SOURCE RECORDS

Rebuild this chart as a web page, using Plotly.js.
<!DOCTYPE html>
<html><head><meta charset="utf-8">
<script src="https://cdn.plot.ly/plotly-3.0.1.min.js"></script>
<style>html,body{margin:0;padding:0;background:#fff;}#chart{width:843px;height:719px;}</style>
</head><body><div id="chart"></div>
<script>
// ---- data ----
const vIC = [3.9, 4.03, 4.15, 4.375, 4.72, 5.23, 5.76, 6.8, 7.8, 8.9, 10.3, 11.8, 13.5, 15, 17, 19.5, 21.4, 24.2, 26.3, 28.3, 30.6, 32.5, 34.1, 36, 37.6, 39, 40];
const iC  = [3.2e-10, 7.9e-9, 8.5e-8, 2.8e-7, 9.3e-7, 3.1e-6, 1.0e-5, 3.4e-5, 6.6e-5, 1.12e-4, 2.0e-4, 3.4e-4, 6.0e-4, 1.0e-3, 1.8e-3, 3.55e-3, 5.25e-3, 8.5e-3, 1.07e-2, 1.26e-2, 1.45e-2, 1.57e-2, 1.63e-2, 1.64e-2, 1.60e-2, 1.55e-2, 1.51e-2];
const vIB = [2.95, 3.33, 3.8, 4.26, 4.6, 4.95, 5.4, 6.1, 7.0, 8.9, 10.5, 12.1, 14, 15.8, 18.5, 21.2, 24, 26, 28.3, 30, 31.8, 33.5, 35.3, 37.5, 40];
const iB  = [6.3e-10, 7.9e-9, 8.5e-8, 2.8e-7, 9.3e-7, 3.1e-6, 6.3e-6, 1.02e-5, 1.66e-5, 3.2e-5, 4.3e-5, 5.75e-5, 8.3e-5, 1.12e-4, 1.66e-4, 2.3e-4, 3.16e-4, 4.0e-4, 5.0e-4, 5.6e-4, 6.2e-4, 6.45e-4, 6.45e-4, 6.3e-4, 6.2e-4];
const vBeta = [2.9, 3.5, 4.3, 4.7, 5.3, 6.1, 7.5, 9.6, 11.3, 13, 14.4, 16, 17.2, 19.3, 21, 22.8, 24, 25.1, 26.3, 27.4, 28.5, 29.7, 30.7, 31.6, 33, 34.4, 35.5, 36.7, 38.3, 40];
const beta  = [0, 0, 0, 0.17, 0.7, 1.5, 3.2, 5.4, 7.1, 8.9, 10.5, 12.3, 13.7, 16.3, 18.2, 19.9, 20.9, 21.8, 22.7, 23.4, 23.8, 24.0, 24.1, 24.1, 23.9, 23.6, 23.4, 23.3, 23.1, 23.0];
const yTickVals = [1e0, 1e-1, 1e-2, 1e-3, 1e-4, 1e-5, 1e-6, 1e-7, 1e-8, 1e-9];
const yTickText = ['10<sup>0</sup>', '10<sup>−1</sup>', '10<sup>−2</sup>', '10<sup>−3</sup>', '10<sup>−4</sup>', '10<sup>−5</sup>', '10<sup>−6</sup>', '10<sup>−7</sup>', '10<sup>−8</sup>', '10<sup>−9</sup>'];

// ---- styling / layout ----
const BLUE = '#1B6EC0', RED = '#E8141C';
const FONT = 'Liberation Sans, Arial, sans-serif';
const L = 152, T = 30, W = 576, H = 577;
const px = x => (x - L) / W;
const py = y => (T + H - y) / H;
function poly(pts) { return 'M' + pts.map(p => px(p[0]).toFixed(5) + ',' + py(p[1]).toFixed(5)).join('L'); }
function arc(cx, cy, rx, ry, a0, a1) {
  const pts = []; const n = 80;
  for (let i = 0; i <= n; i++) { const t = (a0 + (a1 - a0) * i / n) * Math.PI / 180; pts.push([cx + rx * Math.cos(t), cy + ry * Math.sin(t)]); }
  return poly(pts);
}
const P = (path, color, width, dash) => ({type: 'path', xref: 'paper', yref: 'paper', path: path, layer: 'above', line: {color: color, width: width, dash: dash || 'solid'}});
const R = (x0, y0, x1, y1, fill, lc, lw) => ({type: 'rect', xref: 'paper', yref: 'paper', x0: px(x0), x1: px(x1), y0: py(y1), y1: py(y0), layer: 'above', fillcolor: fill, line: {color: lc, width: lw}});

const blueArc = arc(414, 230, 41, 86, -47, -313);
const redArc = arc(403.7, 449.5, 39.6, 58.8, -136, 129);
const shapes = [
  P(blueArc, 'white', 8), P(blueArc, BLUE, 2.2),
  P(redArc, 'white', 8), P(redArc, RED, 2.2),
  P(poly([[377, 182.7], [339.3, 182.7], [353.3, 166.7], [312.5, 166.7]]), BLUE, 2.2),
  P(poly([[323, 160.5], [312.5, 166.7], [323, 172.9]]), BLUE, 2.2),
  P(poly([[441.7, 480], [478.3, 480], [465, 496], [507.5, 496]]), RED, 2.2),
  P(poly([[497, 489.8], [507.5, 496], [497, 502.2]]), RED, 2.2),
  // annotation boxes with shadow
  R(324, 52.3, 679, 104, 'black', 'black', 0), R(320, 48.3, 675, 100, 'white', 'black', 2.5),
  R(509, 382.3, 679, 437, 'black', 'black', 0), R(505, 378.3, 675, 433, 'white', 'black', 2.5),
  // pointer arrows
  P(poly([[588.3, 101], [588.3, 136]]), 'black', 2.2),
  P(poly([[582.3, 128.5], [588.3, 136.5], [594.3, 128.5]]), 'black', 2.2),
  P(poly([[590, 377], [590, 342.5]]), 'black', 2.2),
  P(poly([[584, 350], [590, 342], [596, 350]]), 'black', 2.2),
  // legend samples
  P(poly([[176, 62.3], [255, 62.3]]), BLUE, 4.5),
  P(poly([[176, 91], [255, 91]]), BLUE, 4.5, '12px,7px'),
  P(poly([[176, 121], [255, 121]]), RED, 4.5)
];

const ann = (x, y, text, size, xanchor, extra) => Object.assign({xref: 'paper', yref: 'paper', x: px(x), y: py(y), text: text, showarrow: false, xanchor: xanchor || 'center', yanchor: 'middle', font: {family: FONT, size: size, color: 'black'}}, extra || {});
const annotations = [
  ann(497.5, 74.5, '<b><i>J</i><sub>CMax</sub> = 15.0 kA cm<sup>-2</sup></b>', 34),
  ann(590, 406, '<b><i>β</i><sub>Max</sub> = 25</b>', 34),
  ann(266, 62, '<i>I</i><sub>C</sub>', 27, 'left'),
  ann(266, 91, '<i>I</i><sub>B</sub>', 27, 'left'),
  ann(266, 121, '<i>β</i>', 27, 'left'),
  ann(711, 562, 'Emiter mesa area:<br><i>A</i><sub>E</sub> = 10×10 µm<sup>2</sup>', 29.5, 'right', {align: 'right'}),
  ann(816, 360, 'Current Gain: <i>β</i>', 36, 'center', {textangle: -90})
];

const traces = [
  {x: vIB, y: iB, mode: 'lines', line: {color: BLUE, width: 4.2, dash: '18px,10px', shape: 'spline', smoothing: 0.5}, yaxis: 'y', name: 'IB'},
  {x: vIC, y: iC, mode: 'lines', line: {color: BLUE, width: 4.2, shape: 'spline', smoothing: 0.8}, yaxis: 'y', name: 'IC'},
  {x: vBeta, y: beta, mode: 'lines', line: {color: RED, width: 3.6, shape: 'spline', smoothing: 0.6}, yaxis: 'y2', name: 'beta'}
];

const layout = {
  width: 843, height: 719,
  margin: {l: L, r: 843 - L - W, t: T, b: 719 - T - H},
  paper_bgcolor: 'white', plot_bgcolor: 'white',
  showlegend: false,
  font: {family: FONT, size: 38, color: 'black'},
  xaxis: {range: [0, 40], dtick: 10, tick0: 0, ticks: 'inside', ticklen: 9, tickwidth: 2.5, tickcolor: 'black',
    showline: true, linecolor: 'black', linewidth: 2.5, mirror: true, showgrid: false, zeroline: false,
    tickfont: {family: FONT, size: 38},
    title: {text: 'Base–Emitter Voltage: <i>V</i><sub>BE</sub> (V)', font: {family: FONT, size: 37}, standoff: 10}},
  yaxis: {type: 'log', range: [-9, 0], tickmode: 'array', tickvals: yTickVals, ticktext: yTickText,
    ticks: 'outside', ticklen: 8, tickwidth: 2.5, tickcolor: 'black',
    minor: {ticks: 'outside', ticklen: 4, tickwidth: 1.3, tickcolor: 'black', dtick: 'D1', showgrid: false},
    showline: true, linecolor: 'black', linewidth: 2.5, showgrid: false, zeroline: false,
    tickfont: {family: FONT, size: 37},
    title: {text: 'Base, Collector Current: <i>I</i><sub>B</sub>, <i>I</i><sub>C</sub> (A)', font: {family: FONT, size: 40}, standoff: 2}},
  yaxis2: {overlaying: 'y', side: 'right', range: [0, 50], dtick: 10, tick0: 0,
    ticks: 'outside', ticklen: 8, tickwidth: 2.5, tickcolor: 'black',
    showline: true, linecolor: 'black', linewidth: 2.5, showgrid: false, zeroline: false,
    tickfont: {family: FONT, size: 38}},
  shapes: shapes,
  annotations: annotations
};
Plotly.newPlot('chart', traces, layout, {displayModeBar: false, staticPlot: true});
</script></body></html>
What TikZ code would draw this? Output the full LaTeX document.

DO THIS
Find each line that has the word "chart", then copy it out.

WRITTEN RESPONSE
Rebuild this chart as a web page, using Plotly.js.
<style>html,body{margin:0;padding:0;background:#fff;}#chart{width:843px;height:719px;}</style>
</head><body><div id="chart"></div>
Plotly.newPlot('chart', traces, layout, {displayModeBar: false, staticPlot: true});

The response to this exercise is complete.